I made it! I’m genuinely amazed! May has been a really busy, slightly chaotic month and I can’t believe I managed to sustain my daily novella reading and posting. I’ve enjoyed it so much, and a massive thank you to everyone who has liked and commented, and ignored grammatical errors and general waffle, as some of these posts were written when I was very tired 😊
Many of you will know Simon has also been doing his #BookaDayinMay project, so it feels very apt to be finishing with a book he reviewed this month which had me scurrying off to spend my bookshop.org vouchers. The Driveway Has Two Sides by Sara Marchant (2018), is published by the lovely Fairlight Moderns and it arrived just in time!
The Driveway Has Two Sides follows the arrival of Delilah on an East Coast island. “The matriarchs” of the island are sceptical of this self-contained young woman.
“They were taciturn by nature, and the environment on the island required tact, discretion, and independence.”
They watch her clean out her house and start to reorganise her garden. Some of their questions are answered when Delilah changes out of her overalls into a dress, in order to greet a man the matriarchs judge as “too old for his long hair and overly blue denim jeans.”
This is Alan, Delilah’s married lover who is paying for everything. He’s entirely self-focussed and just likes Delilah as a pretty young thing to feed his ego, the same as his sports car:
“Delilah’s silence was one of Alan’s favourite things.”
Delilah doesn’t seem too bothered by this, as she views her relationships with older men as transactional. With Alan the material gains are obvious. With Ted, the sweet, kind, widowed Sherriff of the town, she wants his gardening know-how:
“She saw his gardening instinct win out over lust. She hugged her arms around her waist. She loved older men.”

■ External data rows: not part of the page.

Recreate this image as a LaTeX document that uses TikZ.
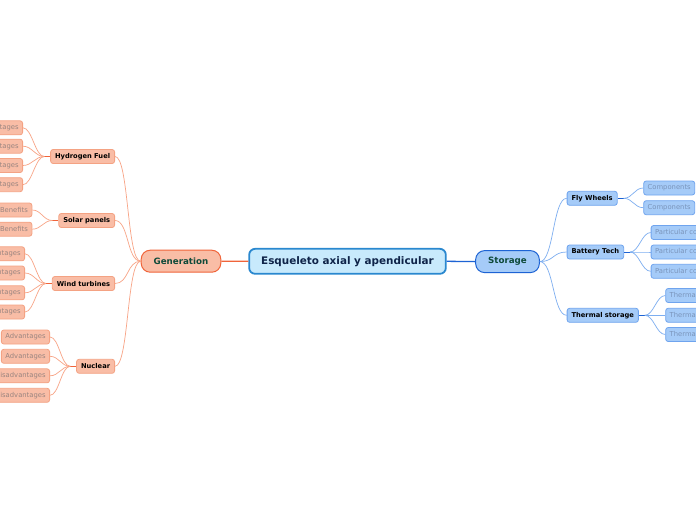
\documentclass[tikz,border=0pt]{standalone}
\usepackage{fontspec}
\setmainfont{DejaVu Sans}
\definecolor{rootfill}{HTML}{C8EAFC}
\definecolor{rootdraw}{HTML}{2A88CF}
\definecolor{roottext}{HTML}{0F2449}
\definecolor{ofill}{HTML}{F9BDA6}
\definecolor{odraw}{HTML}{F0643A}
\definecolor{osub}{HTML}{F4A283}
\definecolor{oline}{HTML}{F8A486}
\definecolor{oleaf}{HTML}{9A8580}
\definecolor{bfill}{HTML}{A5CBF8}
\definecolor{bdraw}{HTML}{1D63D4}
\definecolor{bsub}{HTML}{6FA4EE}
\definecolor{bline}{HTML}{7DAEF0}
\definecolor{bleaf}{HTML}{7A94BA}
\definecolor{dgreen}{HTML}{0E4A3A}
\tikzset{
  rootbox/.style={draw=rootdraw, line width=1.8pt, fill=rootfill, rounded corners=6pt,
    minimum height=25pt, inner xsep=12pt, inner ysep=0pt, text=roottext,
    font=\fontsize{10.4}{12}\selectfont\bfseries},
  mainbox/.style={line width=1pt, rounded corners=9pt, minimum height=22pt,
    inner xsep=12.5pt, inner ysep=0pt, text=dgreen,
    font=\fontsize{8.7}{10}\selectfont\bfseries},
  genbox/.style={mainbox, draw=odraw, fill=ofill},
  stobox/.style={mainbox, draw=bdraw, fill=bfill},
  subbox/.style={line width=0.8pt, rounded corners=2.5pt, minimum height=14pt,
    inner xsep=4.5pt, inner ysep=0pt, text=black,
    font=\fontsize{6.7}{8}\selectfont\bfseries},
  osubbox/.style={subbox, draw=osub, fill=ofill},
  bsubbox/.style={subbox, draw=bsub, fill=bfill},
  leafbox/.style={line width=0.8pt, rounded corners=2.5pt, minimum height=14pt,
    inner xsep=4pt, inner ysep=0pt, font=\fontsize{6.8}{8}\selectfont},
  oleafbox/.style={leafbox, draw=osub, fill=ofill, text=oleaf, anchor=east},
  bleafbox/.style={leafbox, draw=bsub, fill=bfill, text=bleaf, anchor=west},
  olink/.style={draw=oline, line width=0.7pt},
  blink/.style={draw=bline, line width=0.7pt},
}
\begin{document}
\begin{tikzpicture}[x=1pt,y=-1pt]
\useasboundingbox (0,0) rectangle (696,520);
\fill[white] (0,0) rectangle (696,520);
\clip (0,0) rectangle (696,520);

% root and main branches
\node[rootbox] (root) at (347.5,261.3) {Esqueleto axial y apendicular};
\node[genbox] (gen) at (181,261.2) {Generation};
\node[stobox] (sto) at (507.5,261.6) {Storage};

% left sub nodes
\node[osubbox, anchor=east] (hyd) at (115,156.5) {Hydrogen Fuel};
\node[osubbox, anchor=east] (sol) at (115,220.5) {Solar panels};
\node[osubbox, anchor=east] (win) at (115,283.5) {Wind turbines};
\node[osubbox, anchor=east] (nuc) at (115,366.3) {Nuclear};

% left leaves
\node[oleafbox] (h1) at (23,127.8) {Advantages};
\node[oleafbox] (h2) at (23,146.2) {Advantages};
\node[oleafbox] (h3) at (23,165.5) {Disadvantages};
\node[oleafbox] (h4) at (23,184.7) {Disadvantages};
\node[oleafbox] (s1) at (32.3,210) {Benefits};
\node[oleafbox] (s2) at (32.3,229.2) {Benefits};
\node[oleafbox] (w1) at (25,253.8) {Advantages};
\node[oleafbox] (w2) at (25,273) {Advantages};
\node[oleafbox] (w3) at (25,292.8) {Disadvantages};
\node[oleafbox] (w4) at (25,312) {Disadvantages};
\node[oleafbox] (n1) at (50,337) {Advantages};
\node[oleafbox] (n2) at (50,356.3) {Advantages};
\node[oleafbox] (n3) at (50,375.8) {Disadvantages};
\node[oleafbox] (n4) at (50,395.3) {Disadvantages};

% right sub nodes
\node[bsubbox, anchor=west] (fly) at (566.7,198.3) {Fly Wheels};
\node[bsubbox, anchor=west] (bat) at (566.7,252) {Battery Tech};
\node[bsubbox, anchor=west] (the) at (566.7,315.3) {Thermal storage};

% right leaves
\node[bleafbox] (f1) at (643.3,188) {Components};
\node[bleafbox] (f2) at (643.3,207.7) {Components};
\node[bleafbox] (b1) at (650.7,232.5) {Particular components};
\node[bleafbox] (b2) at (650.7,252) {Particular components};
\node[bleafbox] (b3) at (650.7,271.3) {Particular components};
\node[bleafbox] (t1) at (665.3,295.5) {Thermal energy};
\node[bleafbox] (t2) at (665.3,315.3) {Thermal energy};
\node[bleafbox] (t3) at (665.3,334.5) {Thermal energy};

% trunk connectors
\draw[draw=odraw, line width=1.3pt] (root.west) -- (gen.east);
\draw[draw=bdraw, line width=1.3pt] (root.east) -- (sto.west);

% generation -> sub nodes
\foreach \c in {hyd,sol,win,nuc}
  \draw[olink] (gen.west) .. controls +(-14,0) and +(14,0) .. (\c.east);
% storage -> sub nodes
\foreach \c in {fly,bat,the}
  \draw[blink] (sto.east) .. controls +(14,0) and +(-14,0) .. (\c.west);

% left leaves
\draw[draw=odraw, line width=1pt] (hyd.west) -- ++(-6,0);
\foreach \l in {h1,h2,h3,h4}
  \draw[olink] (hyd.west) ++(-6,0) .. controls +(-9,0) and +(9,0) .. (\l.east);
\draw[draw=odraw, line width=1pt] (sol.west) -- ++(-6,0);
\foreach \l in {s1,s2}
  \draw[olink] (sol.west) ++(-6,0) .. controls +(-9,0) and +(9,0) .. (\l.east);
\draw[draw=odraw, line width=1pt] (win.west) -- ++(-6,0);
\foreach \l in {w1,w2,w3,w4}
  \draw[olink] (win.west) ++(-6,0) .. controls +(-9,0) and +(9,0) .. (\l.east);
\draw[draw=odraw, line width=1pt] (nuc.west) -- ++(-6,0);
\foreach \l in {n1,n2,n3,n4}
  \draw[olink] (nuc.west) ++(-6,0) .. controls +(-9,0) and +(9,0) .. (\l.east);

% right leaves
\draw[draw=bdraw, line width=1pt] (fly.east) -- ++(6,0);
\foreach \l in {f1,f2}
  \draw[blink] (fly.east) ++(6,0) .. controls +(9,0) and +(-9,0) .. (\l.west);
\draw[draw=bdraw, line width=1pt] (bat.east) -- ++(6,0);
\foreach \l in {b1,b2,b3}
  \draw[blink] (bat.east) ++(6,0) .. controls +(9,0) and +(-9,0) .. (\l.west);
\draw[draw=bdraw, line width=1pt] (the.east) -- ++(6,0);
\foreach \l in {t1,t2,t3}
  \draw[blink] (the.east) ++(6,0) .. controls +(9,0) and +(-9,0) .. (\l.west);
\end{tikzpicture}
\end{document}
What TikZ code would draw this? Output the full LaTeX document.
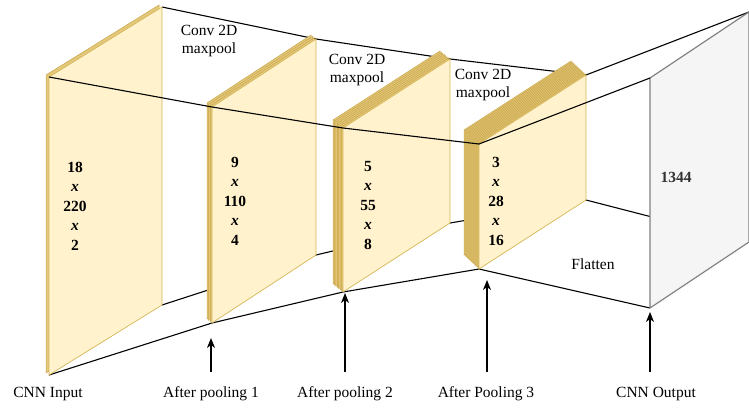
\documentclass[tikz,border=0pt]{standalone}
\usepackage{fontspec}
\setmainfont{Liberation Serif}
\usetikzlibrary{arrows.meta,calc}
\definecolor{lyfill}{HTML}{FFF2CC}
\definecolor{lyedge}{HTML}{D6B656}
\definecolor{lyback}{HTML}{E3C77A}
\definecolor{lybackedge}{HTML}{C9A648}
\definecolor{outfill}{HTML}{F5F5F5}
\definecolor{outedge}{HTML}{808080}
\definecolor{outtext}{HTML}{333333}
\newcommand{\drawstack}[4]{%
  \foreach \i in {#2,...,1}{%
    \pgfmathsetmacro{\ox}{(#3)*\i/#2}%
    \pgfmathsetmacro{\oy}{-(#4)*\i/#2}%
    \draw[backsheet] ([xshift=\ox pt,yshift=\oy pt]#1tl) -- ([xshift=\ox pt,yshift=\oy pt]#1tr) -- ([xshift=\ox pt,yshift=\oy pt]#1br) -- ([xshift=\ox pt,yshift=\oy pt]#1bl) -- cycle;
  }%
  \draw[sheet] (#1tl) -- (#1tr) -- (#1br) -- (#1bl) -- cycle;}
\begin{document}
\begin{tikzpicture}[x=1pt,y=-1pt,
  sheet/.style={fill=lyfill,draw=lyedge,line width=0.7pt,line join=miter},
  backsheet/.style={fill=lyback,draw=lybackedge,line width=0.5pt,line join=miter},
  wire/.style={draw=black,line width=1.1pt},
  outface/.style={fill=outfill,draw=outedge,line width=1.2pt},
  lbl/.style={font=\fontsize{15.5}{18.5}\selectfont,inner sep=0pt,align=center},
  dims/.style={font=\bfseries\fontsize{15.5}{19.5}\selectfont,inner sep=0pt,align=center},
  arr/.style={draw=black,line width=1.1pt,-{Stealth[length=10pt,width=8pt,inset=3pt]}}]
\useasboundingbox (0,0) rectangle (749,408);
% corners of the layers (front faces)
\coordinate (l1tl) at (49,77);  \coordinate (l1tr) at (162,7);
\coordinate (l1br) at (162,305); \coordinate (l1bl) at (49,375);
\coordinate (l2tl) at (212,107); \coordinate (l2tr) at (316,39);
\coordinate (l2br) at (316,255); \coordinate (l2bl) at (212,323);
\coordinate (l3tl) at (343,128); \coordinate (l3tr) at (450,59);
\coordinate (l3br) at (450,223); \coordinate (l3bl) at (343,292);
\coordinate (l4tl) at (479,144); \coordinate (l4tr) at (586,75);
\coordinate (l4br) at (586,200); \coordinate (l4bl) at (479,269);
\coordinate (otl) at (650,78);  \coordinate (otr) at (749,12);
\coordinate (obr) at (749,242); \coordinate (obl) at (650,308);
% connecting lines behind the layers
\draw[wire] (l1tr) -- (l2tr) -- (l3tr) -- (l4tr) -- (otr);
\draw[wire] (l1br) -- (l2br) -- (l3br) -- (l4br) -- (obr);
\draw[wire] (l1bl) -- (l2bl) -- (l3bl) -- (l4bl) -- (obl);
% layers
\drawstack{l1}{1}{-3}{-2}
\drawstack{l2}{3}{-5}{-4}
\drawstack{l3}{7}{-10}{-8}
\drawstack{l4}{15}{-15}{-14}
% output
\draw[outface] (otl) -- (otr) -- (obr) -- (obl) -- cycle;
% lines in front
\draw[wire] (l1tl) -- (l2tl) -- (l3tl) -- (l4tl) -- (otl);
% texts
\node[dims] (d1) at (75,206) {18\\\textit{x}\\220\\\textit{x}\\2};
\node[dims] (d2) at (235,201) {9\\\textit{x}\\110\\\textit{x}\\4};
\node[dims] (d3) at (368,205) {5\\\textit{x}\\55\\\textit{x}\\8};
\node[dims] (d4) at (496,201) {3\\\textit{x}\\28\\\textit{x}\\16};
\node[dims,text=outtext] (o1) at (676,177) {1344};
\node[lbl] (c1) at (209,41) {Conv 2D\\maxpool};
\node[lbl] (c2) at (357,70) {Conv 2D\\maxpool};
\node[lbl] (c3) at (483,85) {Conv 2D\\maxpool};
\node[lbl] (fl) at (593,264) {Flatten};
\node[lbl] (b1) at (48,394) {CNN Input};
\node[lbl] (b2) at (211,394) {After pooling 1};
\node[lbl] (b3) at (345,394) {After pooling 2};
\node[lbl] (b4) at (486,394) {After Pooling 3};
\node[lbl] (b5) at (656,394) {CNN Output};
% arrows
\coordinate (a2s) at (211,372); \coordinate (a2e) at (211,338);
\coordinate (a3s) at (345,372); \coordinate (a3e) at (345,293);
\coordinate (a4s) at (487,372); \coordinate (a4e) at (487,280);
\coordinate (a5s) at (650,372); \coordinate (a5e) at (650,312);
\draw[arr] (a2s) -- (a2e);
\draw[arr] (a3s) -- (a3e);
\draw[arr] (a4s) -- (a4e);
\draw[arr] (a5s) -- (a5e);
\end{tikzpicture}
\end{document}
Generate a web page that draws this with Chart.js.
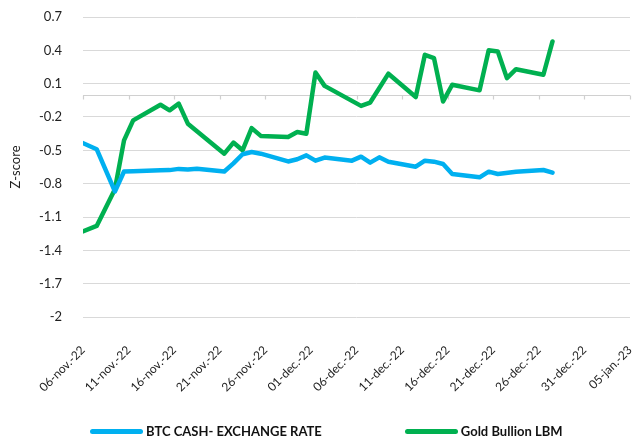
<!DOCTYPE html>
<html>
<head>
<meta charset="utf-8">
<script src="https://cdn.jsdelivr.net/npm/chart.js@4/dist/chart.umd.min.js"></script>
<style>
  html, body { margin: 0; padding: 0; background: #fff; }
  #wrap { position: relative; width: 635px; height: 437px; }
  #legend {
    position: absolute; left: 90px; top: 423px;
    display: flex; align-items: center; gap: 83px;
    font: bold 13px Lato, sans-serif; color: #111;
  }
  #legend .item { display: flex; align-items: center; gap: 3px; white-space: nowrap; }
  #legend .swatch { width: 53px; height: 5px; border-radius: 3px; }
</style>
</head>
<body>
<div id="wrap">
  <canvas id="zChart" width="635" height="437"></canvas>
  <div id="legend"></div>
</div>
<script>
// trading days (points sit in the middle of each day on the date axis)
const dates = [
    "2022-11-04", "2022-11-07", "2022-11-09", "2022-11-10", "2022-11-11",
    "2022-11-14", "2022-11-15", "2022-11-16", "2022-11-17", "2022-11-18",
    "2022-11-21", "2022-11-22", "2022-11-23", "2022-11-24", "2022-11-25",
    "2022-11-28", "2022-11-29", "2022-11-30", "2022-12-01", "2022-12-02",
    "2022-12-05", "2022-12-06", "2022-12-07", "2022-12-08", "2022-12-09",
    "2022-12-12", "2022-12-13", "2022-12-14", "2022-12-15", "2022-12-16",
    "2022-12-19", "2022-12-20", "2022-12-21", "2022-12-22", "2022-12-23",
    "2022-12-26", "2022-12-27",
];

const btcCash = [
    -0.38, -0.49, -0.87, -0.69, -0.688,
    -0.68, -0.678, -0.667, -0.673, -0.665,
    -0.69, -0.617, -0.535, -0.515, -0.53,
    -0.60, -0.58, -0.545, -0.593, -0.565,
    -0.593, -0.557, -0.611, -0.563, -0.602,
    -0.647, -0.593, -0.602, -0.623, -0.713,
    -0.743, -0.692, -0.713, null, -0.692,
    -0.677, -0.701,
];

const goldBullion = [
    -1.28, -1.18, -0.85, -0.41, -0.23,
    -0.09, -0.14, -0.08, -0.26, null,
    -0.53, -0.43, -0.50, -0.30, -0.37,
    -0.38, -0.335, -0.35, 0.20, 0.08,
    null, -0.10, -0.07, null, 0.19,
    -0.02, 0.36, 0.33, -0.06, 0.09,
    0.04, 0.40, 0.39, 0.15, 0.23,
    0.18, 0.48,
];

const xTickLabels = [
    "06-nov.-22", "11-nov.-22", "16-nov.-22", "21-nov.-22", "26-nov.-22",
    "01-dec.-22", "06-dec.-22", "11-dec.-22", "16-dec.-22", "21-dec.-22",
    "26-dec.-22", "31-dec.-22", "05-jan.-23",
];

const seriesNames = ["BTC CASH- EXCHANGE RATE", "Gold Bullion LBM"];
const seriesColors = ["#00B0F0", "#00B050"];

const axisStart = Date.UTC(2022, 10, 6);
const DAY = 86400000;
function dayPos(s) {
    const p = s.split("-").map(Number);
    return (Date.UTC(p[0], p[1] - 1, p[2]) - axisStart) / DAY + 0.5;
}
function toPoints(values) {
    return dates.map((d, i) => ({ x: dayPos(d), y: values[i] }));
}

const FONT = "Lato, 'Open Sans', sans-serif";
const GRID = "#d9d9d9";
const TEXT = "#1f1f1f";

// horizontal axis line crosses at y = 0, with its tick marks hanging below
const zeroAxis = {
    id: "zeroAxis",
    beforeDatasetsDraw(chart) {
        const { ctx, chartArea, scales } = chart;
        const y0 = Math.round(scales.y.getPixelForValue(0)) + 0.5;
        ctx.save();
        ctx.strokeStyle = "#d0d0d0";
        ctx.lineWidth = 1.2;
        ctx.beginPath();
        ctx.moveTo(chartArea.left, y0);
        ctx.lineTo(chartArea.right, y0);
        scales.x.ticks.forEach((t) => {
            const x = Math.round(scales.x.getPixelForValue(t.value)) + 0.5;
            ctx.moveTo(x, y0);
            ctx.lineTo(x, y0 + 4);
        });
        ctx.stroke();
        ctx.restore();
    },
};

const htmlLegend = {
    id: "htmlLegend",
    afterUpdate(chart) {
        const box = document.getElementById("legend");
        box.innerHTML = "";
        chart.options.plugins.legend.labels.generateLabels(chart).forEach((item) => {
            const el = document.createElement("div");
            el.className = "item";
            const sw = document.createElement("span");
            sw.className = "swatch";
            sw.style.background = item.strokeStyle;
            const tx = document.createElement("span");
            tx.textContent = item.text;
            el.appendChild(sw);
            el.appendChild(tx);
            box.appendChild(el);
        });
    },
};

const config = {
    type: "line",
    data: {
        datasets: [
            {
                label: seriesNames[0],
                data: toPoints(btcCash),
                borderColor: seriesColors[0],
                backgroundColor: seriesColors[0],
            },
            {
                label: seriesNames[1],
                data: toPoints(goldBullion),
                borderColor: seriesColors[1],
                backgroundColor: seriesColors[1],
            },
        ],
    },
    options: {
        responsive: false,
        animation: false,
        spanGaps: true,
        elements: {
            point: { radius: 0, hoverRadius: 0 },
            line: { borderWidth: 4.5, tension: 0, borderJoinStyle: "round", borderCapStyle: "round" },
        },
        layout: { padding: { top: 0, right: 5, bottom: 0, left: 0 } },
        plugins: {
            legend: { display: false },
            tooltip: { enabled: false },
        },
        scales: {
            x: {
                type: "linear",
                min: 0,
                max: 60,
                afterFit: (scale) => {
                    scale.height = 120;
                    scale.paddingLeft = 0;
                    scale.paddingRight = 5;
                },
                border: { display: false },
                grid: { display: false },
                ticks: {
                    stepSize: 5,
                    autoSkip: false,
                    minRotation: 45,
                    maxRotation: 45,
                    padding: 18,
                    color: TEXT,
                    font: { family: FONT, size: 12 },
                    callback: (v, i) => xTickLabels[i],
                },
            },
            y: {
                min: -2,
                max: 0.7,
                afterFit: (scale) => {
                    scale.width = 83;
                    scale.paddingTop = 17;
                    scale.paddingBottom = 0;
                },
                border: { display: false },
                grid: { color: GRID, drawTicks: false },
                ticks: {
                    stepSize: 0.3,
                    padding: 21,
                    color: TEXT,
                    font: { family: FONT, size: 13 },
                    callback: (v) => String(Math.round(v * 10) / 10),
                },
                title: {
                    display: true,
                    text: "Z-score",
                    color: TEXT,
                    padding: { top: 8, bottom: 0 },
                    font: { family: FONT, size: 13 },
                },
            },
        },
    },
    plugins: [zeroAxis, htmlLegend],
};

new Chart(document.getElementById("zChart"), config);
</script>
</body>
</html>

There is a lot about gardening in this novella, which is a big win for me, I loved all the descriptions of garden plans and planting. But if you’re not into gardening don’t let that put you off, it’s not overwhelming!
“The shades and variations of green, highlighted by the specimen plants that were not green, looked more than natural. They looked supernatural. It was an Impressionist painting come to life. It was a masterpiece. Ted was an artist.”
We follow Delilah as she gets her physical house in order, while trying to work out how she is going to live. (Teeny criticism: there is talk of her ‘completing’ her garden. Any gardener knows you never complete your garden!)
“Later, during his trips by her house, Ted watched as she developed her kitchen garden in the front. He understood her reasoning; there was more room, more sun, a fence to use as garden bones. He still found it scandalous, yet also intriguing, he had to admit.”
The titular driveway is shared with her mysterious neighbour, someone even more contained than Delilah. He is attracted to her, as is seemingly every man in the book. Their relationship builds, and so in a sense the plot is who of three men Delilah will choose.
But that’s not a plot that particularly interests me, yet I enjoyed Driveway. I enjoyed it for its depiction of small-town life, its gentle humour and its humanity.
Unusually for me, I finished the short novel for once wishing it had been longer – I would have liked to have met Maisie Thompson, Delilah’s “friend and sparring partner” who we only hear about (unless I’ve forgotten a brief portrait near the start) and I would have loved to have had more of Mrs Oakapple and her fellow matriarchs. I also really wanted to know by the end what one of the characters did next.
The Driveway Has Two Sides is a gentle, quick read, especially recommended for those who like Katherine Heiny or Anne Tyler. I’m hoping Sara Marchant is going to be one of those authors who return to the same setting in further novels, so I can hear much more about the town and its sparky, kind residents.